このとき勝田は、事前にステージの状況を伝えてくれるチームの部隊である『グラベルクルー』(別名:ルートノートクルー)から送られてきた写真等をもとに、スリック4本/スタッド2本という選択をしたが、総合優勝を掴んだセバスチャン・オジエや2位のエルフィン・エバンスらは、スリック2本/スタッド4本という異なる組み合わせでステージに向かっていた。この違いが生まれた背景について、当日の状況を振り返る。
「最終日のタイヤ選択の瞬間というところでは、僕たちは出走順が前の方なのでチームメイトたちより先に出ていく状況で、最初はチームとしてもスリック4本とスタッド2本でいくような状況で考えていました」
「ですが、時間帯が5時半ぐらいのタイミングだったこともあって想像以上に気温や路面温度が低く、スリック4本で行くことに対するリスクの大きさを懸念するような話も出ました」
「ただ、そのときは僕たちはもう出発する1~2分前とかで。ちょうどセブ(セバスチャン・オジエ)たちがやっぱりスタッド4本にすると決めたであろうタイミングには、もう出発する直前でした」
「それでも僕的には、グラベルクルーからも『そこまでアイスバーンにはなってない』という話も聞いていたので、その後のステージを見越してスリックメインで行きたいというふうに思ってはいたのですが、セブとエバンスがスタッド4本に変えたということは知らないまま出発したような状況でした」
スタート順が5番目だった勝田と、9、10番目だったエバンスとオジエ。この違いが影響してサービスアウトのタイミングは勝田の方が早く、その数分の差によって僚友と運命が分かれた。さらに土曜日までは、『アイスバーンと思って走ってみたら溶けていた』といったような、まさしく反対の状況も起きていたとのことで、最終日のタイヤ選択はもはやデータのみで図れるような話ではなかったのかもしれない。

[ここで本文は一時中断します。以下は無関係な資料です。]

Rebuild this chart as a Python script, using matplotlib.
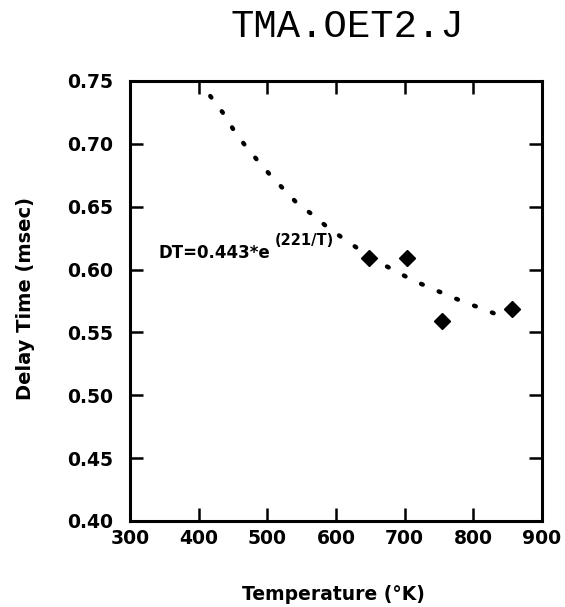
import matplotlib
matplotlib.use('Agg')
import matplotlib.pyplot as plt

# measured delay times
temps = [648, 704, 755, 856]
delays = [0.609, 0.609, 0.559, 0.569]

# fitted curve
fit_t = [417, 435, 450, 466, 484, 503, 522, 543, 565, 587,
         610, 634, 658, 683, 710, 735, 761, 787, 813, 840]
fit_dt = [0.738, 0.725, 0.712, 0.700, 0.688, 0.676, 0.665, 0.653, 0.644, 0.634,
          0.625, 0.616, 0.607, 0.600, 0.592, 0.586, 0.580, 0.574, 0.569, 0.563]

xticks = [300, 400, 500, 600, 700, 800, 900]
yticks = [0.40, 0.45, 0.50, 0.55, 0.60, 0.65, 0.70, 0.75]

fig = plt.figure(figsize=(5.65, 6.07), dpi=100)
ax = fig.add_axes([0.230, 0.1417, 0.729, 0.7249])

ax.plot(fit_t, fit_dt, color='black', lw=3.2, linestyle=(0, (0.4, 3.9)),
        dash_capstyle='round')
ax.plot(temps, delays, 'D', color='black', markersize=8.5)

ax.set_xlim(300, 900)
ax.set_ylim(0.40, 0.75)
ax.set_xticks(xticks)
ax.set_yticks(yticks)
ax.set_xticklabels([str(t) for t in xticks])
ax.set_yticklabels(['%.2f' % v for v in yticks])

for s in ax.spines.values():
    s.set_linewidth(2.2)
ax.tick_params(direction='in', length=9.5, width=1.8, top=True, right=True,
               labelsize=13.5)
ax.tick_params(axis='x', pad=6)
ax.tick_params(axis='y', pad=12)
for lbl in ax.get_xticklabels() + ax.get_yticklabels():
    lbl.set_fontweight('bold')

ax.text(341, 0.613, 'DT=0.443*e', fontsize=12, fontweight='bold',
        va='center', ha='left')
ax.text(511, 0.623, '(221/T)', fontsize=10.5, fontweight='bold',
        va='center', ha='left')

fig.text(0.614, 0.955, 'TMA.OET2.J', family='Liberation Mono', fontsize=28,
         ha='center', va='center')
fig.text(0.59, 0.020, 'Temperature (°K)', fontsize=13.5, fontweight='bold',
         ha='center', va='center')
fig.text(0.045, 0.509, 'Delay Time (msec)', fontsize=14, fontweight='bold',
         ha='center', va='center', rotation=90)

fig.savefig('out.png', dpi=100)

また勝田は、「(スリック4本の)リスクは大きかったですが、間違っていたとは思っていないです。それでも、ちゃんとコースのインフォメーションがあったうえでリスクをマネジメントしながら走り切れていれば、その後にしっかりと取り返せた」のではないかと語り、課題はタイヤ選択のみならずグラベルクルーとの連携にもあるとした。
続く第2戦は、2月13~16日に行われる『ラリー・スウェーデン』だ。こちらは勝田が得意としているラリーでもあり、ちょうど一年前の同大会では総合優勝を争う激しい戦いを演じたことも記憶に新しい。ただ、シーズン唯一のスノーラリーとなるために路面状況への対応が重要な要素となることも間違いない。勝田は開幕戦モンテカルロで見えた課題に答えを見出し、マニュファクチャラー登録の選手としてチームに貢献する戦いができるだろうか。